Entering into a small white walled room with light and cheerful paisley carpet stepped in Mr. Bob Barr, the Libertarian Candidate for President. The room was spare, save some mass made chairs and a black rolling bar, manned by a man with a black mohawk and a black tie. The rest were casual, a group of interested, disparate average Americans without pretensions. The former Congressman from Georgia came in and stopped just beyond the threshold of the room. State Chair Pat Dixon announced his entrance and a line of Libertarians stood in angle from the door with the short-stature Barr quietly but assertively standing at the back of the room.
They finally made their push forward to the other side of the room, once Barr requested shifting the spot where he could speak, ever calmly mindful of proper procedure. As he spoke, the fellow Austin area members stood by quietly and stood as local judges while Barr spoke on about his ideas on limited government and the continuance of the movement. The Party officials most likely had supported the Texan, Dr. Mary Ruwart, the more ideological fit candidate from Burnet, TX (near Austin), who almost beat out Barr for the Libertarian nomination. Nonetheless, the crowd of young and old sat as witnesses to the message which had moved millions around the United States as well as the world for Congressman Ron Paul.
Intrigued, yet inquisitive, the crowd felt Barr out slowly after his stump was given. The crowd began to ask questions often not touched on by the press, but rather the real problems that America is concerned about.

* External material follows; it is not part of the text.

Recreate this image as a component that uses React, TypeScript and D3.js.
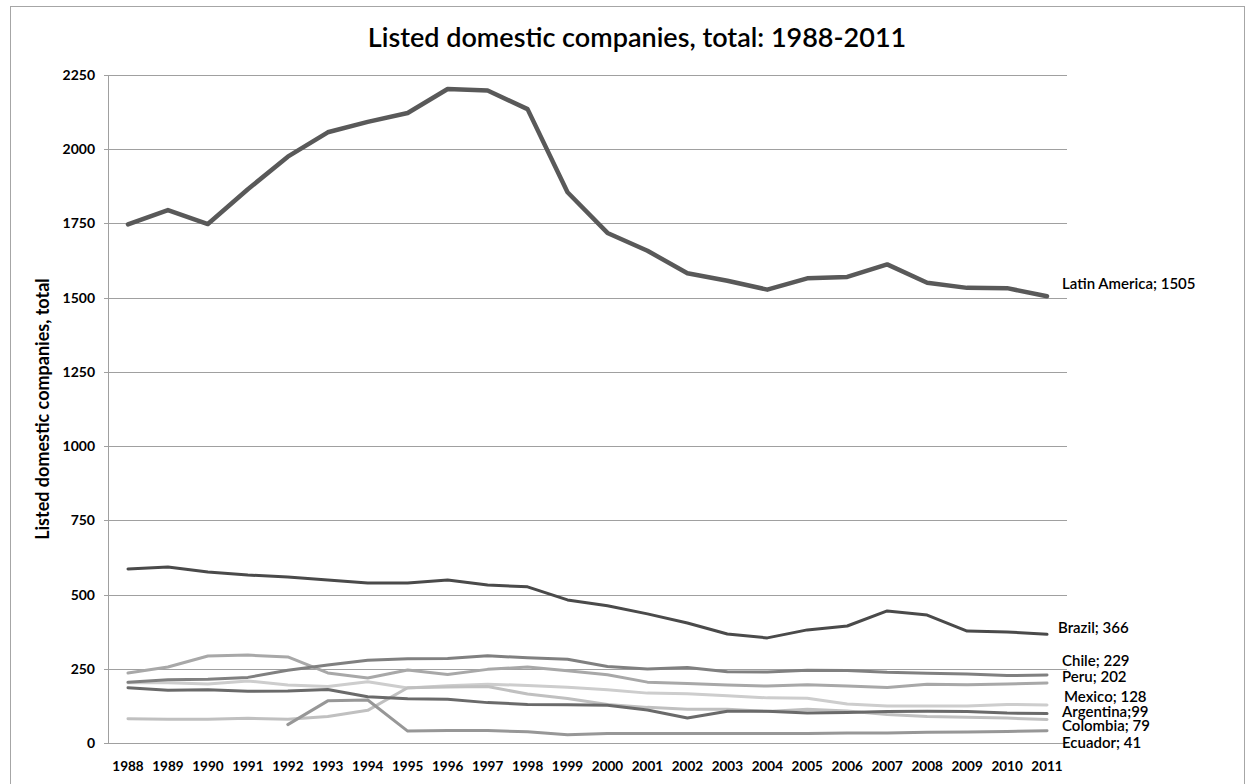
import React from "react";
import * as d3 from "d3";

const years = [1988,1989,1990,1991,1992,1993,1994,1995,1996,1997,1998,1999,2000,2001,2002,2003,2004,2005,2006,2007,2008,2009,2010,2011];

const latinAmerica = [1747,1795,1748,1865,1975,2057,2092,2122,2203,2198,2135,1855,1718,1658,1582,1557,1527,1565,1570,1612,1550,1533,1532,1505];
const brazil = [586,593,576,566,559,549,539,539,549,532,526,482,462,435,404,367,354,381,394,445,431,377,374,366];
const chile = [205,213,215,221,245,263,279,284,285,294,287,282,258,249,254,240,239,245,244,238,235,232,227,229];
const peru = [236,256,293,296,290,236,219,246,231,248,256,243,230,205,200,195,192,196,192,187,198,196,199,202];
const mexico = [203,203,199,209,195,190,206,185,193,198,194,188,179,168,166,159,152,151,131,125,125,125,130,128];
const argentina = [186,178,179,174,175,180,156,149,147,136,130,129,127,111,84,107,107,101,103,106,107,106,101,99];
const colombia = [82,80,80,83,80,89,110,186,189,190,165,150,130,120,114,114,106,114,108,96,89,87,84,79];
const ecuador = [null,null,null,null,62,142,145,40,42,42,38,28,32,32,32,32,32,32,34,34,36,37,39,41];

const yTicks = [0,250,500,750,1000,1250,1500,1750,2000,2250];

type S = { name: string; values: (number | null)[]; color: string; width: number; sep: string; dx: number; dy: number };

const series: S[] = [
  { name: "Mexico", values: mexico, color: "#cdcdcd", width: 3, sep: "; ", dx: 17, dy: -8 },
  { name: "Colombia", values: colombia, color: "#c0c0c0", width: 3, sep: "; ", dx: 15, dy: 6 },
  { name: "Peru", values: peru, color: "#a8a8a8", width: 3, sep: "; ", dx: 15, dy: -6 },
  { name: "Ecuador", values: ecuador, color: "#979797", width: 3, sep: "; ", dx: 15, dy: 12 },
  { name: "Chile", values: chile, color: "#808080", width: 3, sep: "; ", dx: 15, dy: -14 },
  { name: "Argentina", values: argentina, color: "#6a6a6a", width: 3, sep: ";", dx: 15, dy: -2 },
  { name: "Brazil", values: brazil, color: "#4a4a4a", width: 3, sep: "; ", dx: 11, dy: -6 },
  { name: "Latin America", values: latinAmerica, color: "#595959", width: 4.5, sep: "; ", dx: 15, dy: -12 },
];

const W = 1252, H = 784;
const left = 108, right = 1067, top = 75, bottom = 743;
const font = "Lato, 'Noto Sans', sans-serif";

export default function App() {
  const x = d3.scalePoint<number>().domain(years).range([left, right]).padding(0.5);
  const y = d3.scaleLinear().domain([0, 2250]).range([bottom, top]);
  const line = d3.line<number | null>()
    .defined((d) => d != null)
    .x((_, i) => x(years[i]) as number)
    .y((d) => y(d as number));

  return (
    <svg width={W} height={H} style={{ position: "absolute", left: 0, top: 0, background: "#fff" }} fontFamily={font}>
      <rect x={10.5} y={6.5} width={1234} height={800} fill="#fff" stroke="#a6a6a6" />
      <text x={637} y={47} textAnchor="middle" fontSize={27} fontWeight={600} fill="#000">
        Listed domestic companies, total: 1988-2011
      </text>
      {yTicks.map((t) => (
        <g key={t}>
          {t > 0 && <line x1={left} x2={right} y1={Math.round(y(t)) + 0.5} y2={Math.round(y(t)) + 0.5} stroke="#a0a0a0" />}
          <line x1={left - 4} x2={left} y1={Math.round(y(t)) + 0.5} y2={Math.round(y(t)) + 0.5} stroke="#a0a0a0" />
          <text x={95} y={y(t) + 5} textAnchor="end" fontSize={14} fontWeight={700} fill="#000">{t}</text>
        </g>
      ))}
      <line x1={left + 0.5} x2={left + 0.5} y1={top} y2={bottom} stroke="#a0a0a0" />
      <line x1={left} x2={right} y1={bottom + 0.5} y2={bottom + 0.5} stroke="#a0a0a0" />
      {years.map((yr) => (
        <text key={yr} x={x(yr)} y={771} textAnchor="middle" fontSize={13.5} fontWeight={700} fill="#000">{yr}</text>
      ))}
      <text transform={`translate(49,${(top + bottom) / 2}) rotate(-90)`} textAnchor="middle" fontSize={18} fontWeight={700} fill="#000">
        Listed domestic companies, total
      </text>
      {series.map((s) => (
        <path key={s.name} d={line(s.values) || ""} fill="none" stroke={s.color} strokeWidth={s.width} strokeLinejoin="round" strokeLinecap="round" />
      ))}
      {series.map((s) => {
        const last = s.values[s.values.length - 1] as number;
        return (
          <text key={s.name + "l"} x={(x(years[years.length - 1]) as number) + s.dx} y={y(last) + s.dy + 5} fontSize={15} fontWeight={600} fill="#000">
            {s.name}{s.sep}{last}
          </text>
        );
      })}
    </svg>
  );
}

The war on terror, the war on drugs, the war on our liberties, and the complete defilement of the U.S. Constitution. The questions ranged from Barr's philosophy on a classically liberal limited government, the ballot access process for independents and third party candidates, his ideas on solutions to the energy crunch and the unaccountable rise in the amount of federal police in the past decade. A tense moment occurred when one audience member asked the million dollar question, confronting Barr on his yea votes on the Patriot Act and the Iraq war. Barr took this inquiry thoughtfully and deliberately as he told of his conversion from a CIA agent and a federal prosecutor who waged the War on Drugs, to an ACLU member and confidant who strongly touts personal freedoms and has assisted on several cases. His ability to take in an audience and win their trust despite those ominous marks proves not only, his finesse as a politician, but also his communicability as a person. He vows to cut the Department of Education as well as the Department of Commerce, which he sees as a mere statistics bureau eating up billions of taxpayer dollars. And while he may not have the panache of Paul, he is often right. Only his voting record on those two crucial issues fail him.

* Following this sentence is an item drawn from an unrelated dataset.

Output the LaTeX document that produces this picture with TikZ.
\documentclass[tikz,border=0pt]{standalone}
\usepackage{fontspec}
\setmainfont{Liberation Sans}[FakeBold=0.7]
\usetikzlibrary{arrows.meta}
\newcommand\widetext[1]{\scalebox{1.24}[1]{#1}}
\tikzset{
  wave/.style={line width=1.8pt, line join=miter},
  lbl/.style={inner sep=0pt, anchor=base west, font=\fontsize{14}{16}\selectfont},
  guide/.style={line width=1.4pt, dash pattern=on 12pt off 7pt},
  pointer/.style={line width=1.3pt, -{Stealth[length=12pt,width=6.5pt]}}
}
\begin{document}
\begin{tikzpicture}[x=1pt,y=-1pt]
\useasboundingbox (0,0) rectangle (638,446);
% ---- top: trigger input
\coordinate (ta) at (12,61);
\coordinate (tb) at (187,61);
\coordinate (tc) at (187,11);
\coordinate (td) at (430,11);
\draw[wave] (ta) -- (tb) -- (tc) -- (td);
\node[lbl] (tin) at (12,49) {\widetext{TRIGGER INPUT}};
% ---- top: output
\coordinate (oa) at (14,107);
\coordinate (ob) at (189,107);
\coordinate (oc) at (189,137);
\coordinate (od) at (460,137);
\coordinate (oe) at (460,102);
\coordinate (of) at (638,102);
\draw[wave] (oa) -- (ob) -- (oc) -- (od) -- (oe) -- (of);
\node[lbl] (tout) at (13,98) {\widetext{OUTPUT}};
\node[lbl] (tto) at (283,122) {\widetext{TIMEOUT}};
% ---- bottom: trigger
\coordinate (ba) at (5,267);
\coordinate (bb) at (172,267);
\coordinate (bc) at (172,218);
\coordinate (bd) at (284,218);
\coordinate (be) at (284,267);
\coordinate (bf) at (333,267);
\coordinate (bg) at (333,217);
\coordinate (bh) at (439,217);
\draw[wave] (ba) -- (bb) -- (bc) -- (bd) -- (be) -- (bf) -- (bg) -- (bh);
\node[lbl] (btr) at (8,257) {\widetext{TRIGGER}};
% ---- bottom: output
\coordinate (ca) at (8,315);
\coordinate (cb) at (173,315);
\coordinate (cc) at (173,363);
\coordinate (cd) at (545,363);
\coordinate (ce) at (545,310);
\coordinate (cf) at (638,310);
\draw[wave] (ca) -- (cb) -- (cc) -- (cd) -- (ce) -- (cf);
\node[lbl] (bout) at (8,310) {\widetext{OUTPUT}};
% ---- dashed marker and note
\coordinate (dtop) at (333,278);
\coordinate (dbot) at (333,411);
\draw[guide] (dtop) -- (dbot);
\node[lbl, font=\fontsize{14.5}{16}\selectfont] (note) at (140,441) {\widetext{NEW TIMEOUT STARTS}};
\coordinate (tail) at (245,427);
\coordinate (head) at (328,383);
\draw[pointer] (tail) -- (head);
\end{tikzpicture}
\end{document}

But the excitement around his campaign falls short of what we saw in the Revolution. Only three of his yard signs adorned a blank beige wall beaming of low-funding while he spoke to the crowd. His ability to raise funds lags far behind Paul's record breaking effort. Perhaps his style does not match up to the fervor his potential supporters hold. Nonetheless, his message is strong, it is only a question of whether he effectively can, as well as physically get enough air time come this fall and challenge the two-party system and allow the people to discredit it.Barr sticks to the principles, and it may work for him. While he no where near excites like the wise and apt Dr. Paul, he brings in the audience with a soft but firm demeanor that exudes confidence and makes the average questioner feel included and in thought. But regardless of Barr's ability to score an improbable spot in the fall debates, he still, without any major push, could easily grab 10% of the vote.
The debates will be key to his real chances to getting elected. But, regardless, the American public certainly feels the need to reform government, its only a matter of time before the nation gets educated and the Revolution spreads to a new and higher ground.